Dari beberapa karya di atas terlihat bagaimana Gayuh dan Ungahari Arsitek begitu peka melihat pohon yang bukan hanya sekedar objek semata.  Struktur pohon dengan cabang dan ranting yang saling menopang dahan-dahan turut menjadi bagian dari metode desain yang digunakan dalam mengembangkan struktur atap. Penghematan terhadap balok-balok pengikat dapat diminimalisasi dengan penerapan struktur pohon miliknya.

Pertanyaan kemudian muncul dari Permana yakni, tetap terkesan ada kontradiksi terhadap keinginan arsitek untuk mempertahankan pohon di sekitaran site, namun tetap menggunakan material kayu yang sebenarnya juga bagian dari penebangan pohon di site lain. Gayuh kemudian menekankan bahwa penggunaan kayu pada projeknya merupakan bagian dari mengurangi carbon footprint  itu sendiri.
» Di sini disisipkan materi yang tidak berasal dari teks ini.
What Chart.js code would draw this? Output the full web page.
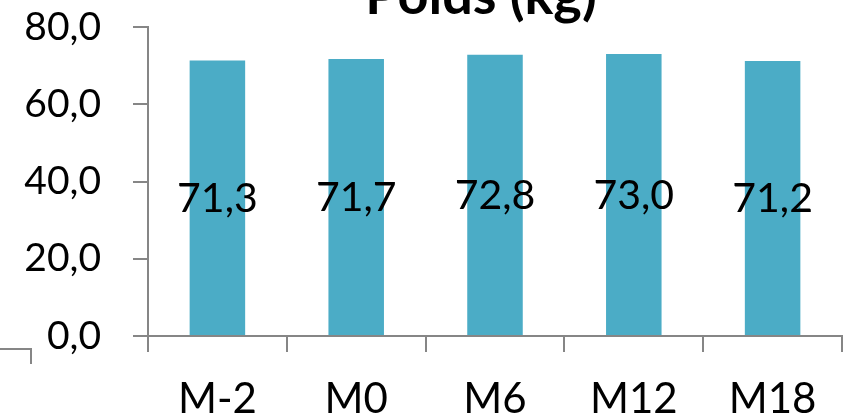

Sebab, material kayu didatangkan dari para pemasok sekitar  yang kemudian mendatangkan penghasilan bagi tukang tebang, dan tukang angkutnya.

Pertanyaan kedua datang dari Cok Gung yakni mengkritisi akan dua perlakuan yang sempat diutarakan Gayuh yakni sikap terhadap pohon; ditebang atau dipertahankan. Bagi Cok Gung, seharusnya pilihan ditebang haruslah dibuang jauh-jauh dari pemikiran seorang arsitek dalam menyikapi konteksnya. Gayuh kembali menekankan bahwa penebangan pohon pada site tentunya diikuti aksi mempergunakan pohon itu semaksimal mungkin hingga ke bagian terkecilnya seperti menjadi bagian dari konstruksi hingga bagian dari interiornya.

Pandangan lain kemudian disampaikan oleh Rizeki yakni konsep green architecture yang kemudian diistilahkannya sebagai arsitektur penuh pertimbangan. Sebab, bukan hanya persoalan mempertahankan namun juga mengurangi carbon footprint menjadi suatu hal yang lebih masuk akal. Hal lain kemudian disinggungnya terkait akan cara memaknai ruang dari metode desain ini. Gayuh kemudian menjelaskan bahwa ruang yang tercipta dibiarkan kosong tanpa ada fungsi yang spesifik, kemudian penghunilah yang berperan mengisi ruangnya sendiri dengan ide dan kebutuhannya.


Para Penanya (ki-ka): Permana, Cok Gung, Rizeki
Diskusi kali ini kemudian ditutup dengan pandangan green architecture  dari Gayuh sendiri yang diistilahkannya dengan arsitektur kontekstual dimana pohon diperlakukan dengan suatu alasan yang kuat. Seperti sebuah sikap saat menanam pohon, berarsitektur pun harus mengupayakan dirinya untuk dapat hidup dan berkembang sesuai dengan kebutuhan yang terus tumbuh seiring berjalannya waktu.